Ancak tüm "aklanmaya" rağmen şunu sormak gerekli: kanıtlarıyla apaçık ortada duran, katliama giden yolu para hırsıyla döşeyen patronlardan hesap sormak için daha hangi kanıt beklenmektedir? Kanıtlar mahkeme ve iktidar tarafından yeterli görülmediği gibi, sermaye düzeni daha fazla işçinin canına mal olacak katliamın esas müsebbibi olan anlayışı yasallaştırmıştı. Soma katliamına giden yolu döşeyen taşeronluk, özelleştirme ve rödövans zinciri AKP tarafından daha sıkı hale getirilmiştir. 

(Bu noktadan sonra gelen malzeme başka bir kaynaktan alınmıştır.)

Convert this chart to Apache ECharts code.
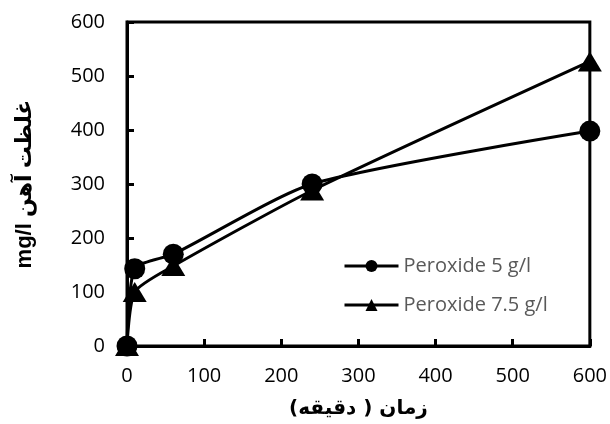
<!DOCTYPE html>
<html>
<head>
<meta charset="utf-8">
<script src="https://cdn.jsdelivr.net/npm/echarts@6/dist/echarts.min.js"></script>
<style>html,body{margin:0;padding:0;background:#fff}#c{width:610px;height:424px}</style>
</head>
<body>
<div id="c"></div>
<script>
var times = [0, 10, 60, 240, 600];
var peroxide5 = [0, 143, 170, 300, 398];
var peroxide75 = [0, 100, 148, 288, 527];
var seriesNames = ['Peroxide 5 g/l', 'Peroxide 7.5 g/l'];
// right-to-left marks keep the whole Persian title in natural RTL order
var xTitle = '\u200Fزمان ( دقیقه)\u200F';
var yTitle = 'mg/l غلظت آهن';

var chart = echarts.init(document.getElementById('c'), null, {renderer: 'canvas'});
function pairs(xs, ys) { return xs.map(function (x, i) { return [x, ys[i]]; }); }
var tickFont = '"Open Sans", Lato, sans-serif';
chart.setOption({
  animation: false,
  backgroundColor: '#fff',
  grid: {left: 127, right: 20, top: 22, bottom: 78, show: true, borderColor: '#000', borderWidth: 3},
  legend: {
    orient: 'vertical', left: 343, top: 256, padding: 0,
    itemWidth: 54, itemHeight: 15, itemGap: 19,
    lineStyle: {width: 3, color: '#000'},
    textStyle: {color: '#595959', fontSize: 20, fontFamily: tickFont},
    data: seriesNames
  },
  xAxis: {
    type: 'value', min: 0, max: 600, interval: 100,
    splitLine: {show: false},
    axisLine: {onZero: false, lineStyle: {color: '#000', width: 3}},
    axisTick: {inside: true, length: 7, lineStyle: {color: '#000', width: 3}},
    axisLabel: {color: '#000', fontSize: 20, fontFamily: tickFont, margin: 20},
    name: xTitle, nameLocation: 'middle', nameGap: 53,
    nameTextStyle: {color: '#000', fontSize: 20, fontWeight: 'bold', fontFamily: '"DejaVu Sans", sans-serif'}
  },
  yAxis: {
    type: 'value', min: 0, max: 600, interval: 100,
    splitLine: {show: false},
    axisLine: {lineStyle: {color: '#000', width: 3}},
    axisTick: {inside: true, length: 7, lineStyle: {color: '#000', width: 3}},
    axisLabel: {color: '#000', fontSize: 20, fontFamily: tickFont, margin: 22},
    name: yTitle, nameLocation: 'middle', nameGap: 91,
    nameTextStyle: {color: '#000', fontSize: 22, fontWeight: 'bold', fontFamily: '"Liberation Sans", "DejaVu Sans", sans-serif'}
  },
  series: [
    {
      name: seriesNames[0], type: 'line', data: pairs(times, peroxide5),
      symbol: 'circle', symbolSize: 21, smooth: 0.22, clip: false,
      lineStyle: {color: '#000', width: 3}, itemStyle: {color: '#000'}
    },
    {
      name: seriesNames[1], type: 'line', data: pairs(times, peroxide75),
      symbol: 'triangle', symbolSize: [24, 20], smooth: 0.22, clip: false,
      lineStyle: {color: '#000', width: 3}, itemStyle: {color: '#000'}
    }
  ]
});
</script>
</body>
</html>
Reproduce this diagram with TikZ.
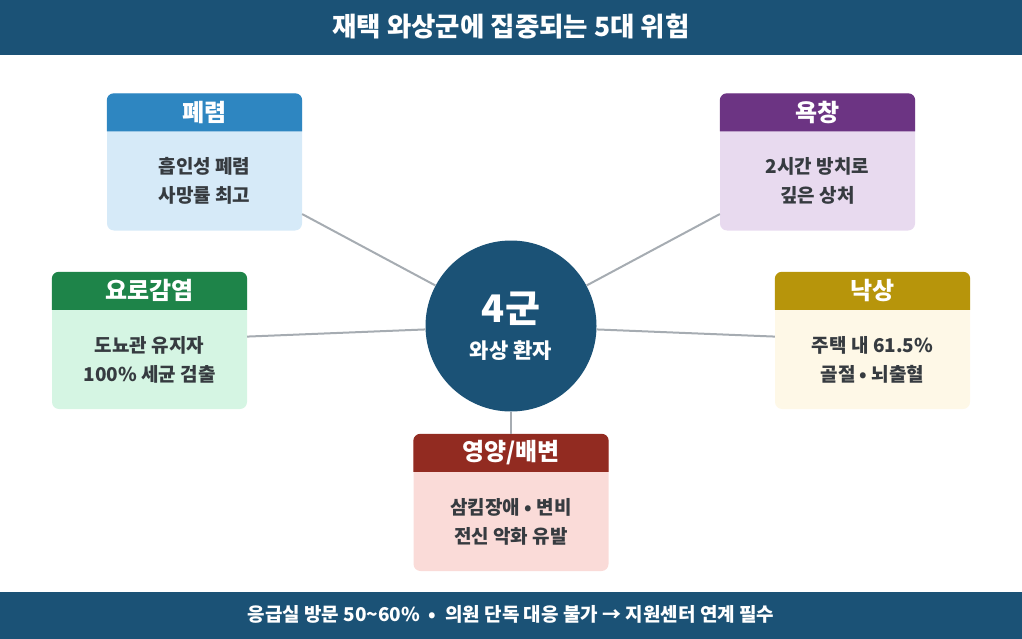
\documentclass[tikz,border=0pt]{standalone}
\usepackage{fontspec}
\setmainfont{Noto Sans CJK KR}
\usepackage{xcolor}

\definecolor{navy}{HTML}{1B5276}
\definecolor{linegray}{HTML}{A6ACB2}
\definecolor{bodytext}{HTML}{363B40}
\definecolor{blueHead}{HTML}{2E86C1}
\definecolor{blueBody}{HTML}{D6EAF8}
\definecolor{purpleHead}{HTML}{6C3483}
\definecolor{purpleBody}{HTML}{E8DAEF}
\definecolor{greenHead}{HTML}{1E8449}
\definecolor{greenBody}{HTML}{D5F5E3}
\definecolor{goldHead}{HTML}{B7950B}
\definecolor{goldBody}{HTML}{FEF8E7}
\definecolor{redHead}{HTML}{922B21}
\definecolor{redBody}{HTML}{FADBD8}

\begin{document}
\begin{tikzpicture}[
    x=1pt, y=-1pt,
    card/.style={rectangle, rounded corners=7pt, minimum width=195pt, minimum height=137pt, inner sep=0pt},
    headtext/.style={text=white, font=\fontsize{24}{28}\selectfont\bfseries},
    bodytxt/.style={text=bodytext, align=center, font=\fontsize{19}{29}\selectfont\bfseries},
    link/.style={draw=linegray, line width=2pt}
]
  \useasboundingbox (0,0) rectangle (1022,639);

  % Title and footer bars
  \fill[navy] (0,0) rectangle (1022,55);
  \node[text=white, font=\fontsize{26.5}{30}\selectfont\bfseries] (title) at (511,27) {재택 와상군에 집중되는 5대 위험};
  \fill[navy] (0,592) rectangle (1022,639);
  \node[text=white, font=\fontsize{19}{22}\selectfont\bfseries] (footer) at (511,614) {응급실 방문 50\textasciitilde60\% \ • \ 의원 단독 대응 불가 → 지원센터 연계 필수};

  % Central circle
  \node[circle, fill=navy, minimum size=171pt, inner sep=0pt] (hub) at (511,326) {};
  \node[text=white, font=\fontsize{38}{42}\selectfont\bfseries] (hubtop) at (511,309) {4군};
  \node[text=white, font=\fontsize{21}{24}\selectfont\bfseries] (hubsub) at (511,351) {와상 환자};

  % Risk cards
  \node[card, fill=blueBody] (pneu) at (204.5,162) {};
  \node[card, fill=purpleBody] (sore) at (817.5,162) {};
  \node[card, fill=greenBody] (uti) at (149.5,340.5) {};
  \node[card, fill=goldBody] (fall) at (872.5,340.5) {};
  \node[card, fill=redBody] (nutri) at (511,502.5) {};

  % Card headers
  \fill[blueHead] ([yshift=-38pt]pneu.north west) [rounded corners=7pt] -- (pneu.north west) -- (pneu.north east) [sharp corners] -- ([yshift=-38pt]pneu.north east) -- cycle;
  \fill[purpleHead] ([yshift=-38pt]sore.north west) [rounded corners=7pt] -- (sore.north west) -- (sore.north east) [sharp corners] -- ([yshift=-38pt]sore.north east) -- cycle;
  \fill[greenHead] ([yshift=-38pt]uti.north west) [rounded corners=7pt] -- (uti.north west) -- (uti.north east) [sharp corners] -- ([yshift=-38pt]uti.north east) -- cycle;
  \fill[goldHead] ([yshift=-38pt]fall.north west) [rounded corners=7pt] -- (fall.north west) -- (fall.north east) [sharp corners] -- ([yshift=-38pt]fall.north east) -- cycle;
  \fill[redHead] ([yshift=-38pt]nutri.north west) [rounded corners=7pt] -- (nutri.north west) -- (nutri.north east) [sharp corners] -- ([yshift=-38pt]nutri.north east) -- cycle;

  % Card titles
  \node[headtext] (pneuhead) at ([yshift=-19pt]pneu.north) {폐렴};
  \node[headtext] (sorehead) at ([yshift=-19pt]sore.north) {욕창};
  \node[headtext] (utihead) at ([yshift=-19pt]uti.north) {요로감염};
  \node[headtext] (fallhead) at ([yshift=-19pt]fall.north) {낙상};
  \node[headtext] (nutrihead) at ([yshift=-19pt]nutri.north) {영양/배변};

  % Card texts
  \node[bodytxt] (pneutext) at ([yshift=-19pt]pneu.center) {흡인성 폐렴\\사망률 최고};
  \node[bodytxt] (soretext) at ([yshift=-19pt]sore.center) {2시간 방치로\\깊은 상처};
  \node[bodytxt] (utitext) at ([yshift=-19pt]uti.center) {도뇨관 유지자\\100\% 세균 검출};
  \node[bodytxt] (falltext) at ([yshift=-19pt]fall.center) {주택 내 61.5\%\\골절 • 뇌출혈};
  \node[bodytxt] (nutritext) at ([yshift=-19pt]nutri.center) {삼킴장애 • 변비\\전신 악화 유발};

  % Links
  \draw[link] (hub) -- (pneu);
  \draw[link] (hub) -- (sore);
  \draw[link] (hub) -- (uti);
  \draw[link] (hub) -- (fall);
  \draw[link] (hub) -- (nutri);
\end{tikzpicture}
\end{document}
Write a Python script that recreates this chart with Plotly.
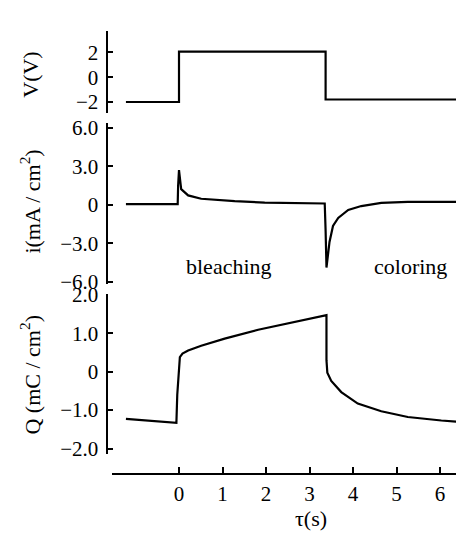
import plotly.graph_objects as go

# ---- data ----
tau_v = [-1.22, 0.0, 0.0, 3.37, 3.37, 6.74]
volt = [-2.0, -2.0, 2.05, 2.05, -1.8, -1.8]

tau_i = [-1.22, -0.03, -0.02, 0.0, 0.05, 0.21, 0.51, 0.9, 1.28, 1.97, 2.6, 3.0, 3.35,
         3.37, 3.39, 3.46, 3.54, 3.66, 3.89, 4.19, 4.65, 5.26, 6.0, 6.74]
cur = [0.05, 0.05, 1.5, 2.7, 1.22, 0.73, 0.47, 0.35, 0.28, 0.17, 0.13, 0.11, 0.1,
       -2.0, -4.9, -2.9, -1.65, -1.03, -0.4, -0.1, 0.15, 0.22, 0.22, 0.22]

tau_q = [-1.22, -0.06, -0.04, 0.0, 0.02, 0.08, 0.21, 0.51, 1.05, 1.82, 2.58, 3.39,
         3.39, 3.41, 3.5, 3.73, 4.11, 4.65, 5.26, 6.03, 6.74]
charge = [-1.23, -1.33, -0.6, 0.17, 0.38, 0.47, 0.55, 0.675, 0.86, 1.09, 1.27, 1.47,
          0.3, -0.03, -0.24, -0.53, -0.83, -1.03, -1.18, -1.27, -1.33]

x_ticks = [0, 1, 2, 3, 4, 5, 6]
v_ticks = [2, 0, -2]
v_text = ["2", "0", "\u22122"]
i_ticks = [6, 3, 0, -3, -6]
i_text = ["6.0", "3.0", "0", "\u22123.0", "\u22126.0"]
q_ticks = [2, 1, 0, -1, -2]
q_text = ["2.0", "1.0", "0", "\u22121.0", "\u22122.0"]

W, H = 464, 538
FONT = "Liberation Serif"


def px(x):
    return x / W


def py(y):
    return 1 - y / H


fig = go.Figure()
line = dict(color="black", width=2.2)
fig.add_trace(go.Scatter(x=tau_v, y=volt, mode="lines", line=line, xaxis="x", yaxis="y"))
fig.add_trace(go.Scatter(x=tau_i, y=cur, mode="lines", line=line, xaxis="x", yaxis="y2"))
fig.add_trace(go.Scatter(x=tau_q, y=charge, mode="lines", line=line, xaxis="x", yaxis="y3"))

yax_common = dict(anchor="free", position=px(98.5), side="left", showline=True,
                  linecolor="black", linewidth=2, ticks="inside", ticklen=5,
                  tickwidth=2, tickcolor="black", showgrid=False, zeroline=False,
                  tickfont=dict(family=FONT, size=21, color="black"),
                  ticklabelstandoff=3)

fig.update_layout(
    width=W, height=H,
    margin=dict(l=0, r=0, t=0, b=0),
    paper_bgcolor="white", plot_bgcolor="white",
    showlegend=False,
    xaxis=dict(domain=[px(104), 1], range=[(104 - 171) / 43.5, (464 - 171) / 43.5],
               anchor="free", position=py(474), showline=True, linecolor="black",
               linewidth=2, ticks="inside", ticklen=6, tickwidth=1.5,
               tickcolor="black", tickvals=x_ticks, showgrid=False, zeroline=False,
               tickfont=dict(family=FONT, size=21, color="black")),
    yaxis=dict(domain=[py(98), py(12.7)], range=[-2.90, 3.70],
               tickvals=v_ticks, ticktext=v_text, **yax_common),
    yaxis2=dict(domain=[py(276), py(108.3)], range=[-6.2, 6.375],
                tickvals=i_ticks, ticktext=i_text, **yax_common),
    yaxis3=dict(domain=[py(453), py(286)], range=[-2.15, 2.025],
                tickvals=q_ticks, ticktext=q_text, **yax_common),
)

ann_font = dict(family=FONT, size=22, color="black")
annotations = [
    dict(text="V(V)", x=px(23), y=py(58), textangle=-90),
    dict(text="i(mA / cm<sup>2</sup>)", x=px(22), y=py(190), textangle=-90),
    dict(text="Q (mC / cm<sup>2</sup>)", x=px(22), y=py(370), textangle=-90),
    dict(text="bleaching", x=px(221), y=py(258), textangle=0),
    dict(text="coloring", x=px(402), y=py(258), textangle=0),
    dict(text="\u03c4(s)", x=px(303), y=py(520), textangle=0),
]
for a in annotations:
    fig.add_annotation(xref="paper", yref="paper", showarrow=False,
                       xanchor="center", yanchor="middle", font=ann_font, **a)

fig.write_html("out.html")
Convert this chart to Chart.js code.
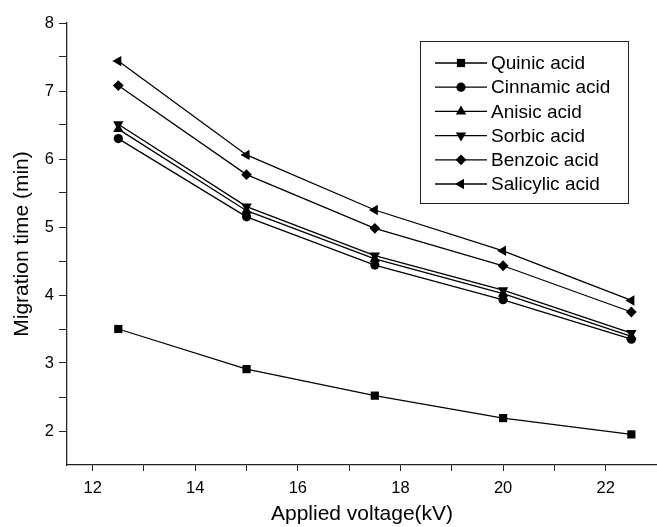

Soma'nın hesabını sormayan düzen her yıl en az beş Soma katliamı gerçekleştiriyor.

Sermayenin çıkarlarının esas alındığı, işçilerin en ufak bir hak talebinin dahi bastırıldığı bu düzende ne katliamdan hesap sorulabilir, ne de iş cinayetlerinin önüne geçilebilir. 

İş cinayetlerinin engellenmesi, Soma'nın sorumlularından hesap sorulabilmesi için tüm emekçiler örgütlü gücünü büyütmelidir. Başta madenler ve fabrikalar olmak üzere tüm özelleştirmelere karşı çıkılmalı ve işyerlerinde işyeri komiteleri aracılığıyla iş güvenliği kuralları düzenlenmelidir. 

Sınıf Tavrı, tüm emekçileri güvenli iş ve insanca yaşam mücadelesine çağırırken, işçilerin kanı üzerinden büyüyen sömürü düzenine karşı tüm işçileri işyeri komitelerinde örgütlenmeye çağırır. 

Ne Soma'nın, ne de diğer iş cinayetlerinin hesabı "mahşere" kalmayacak!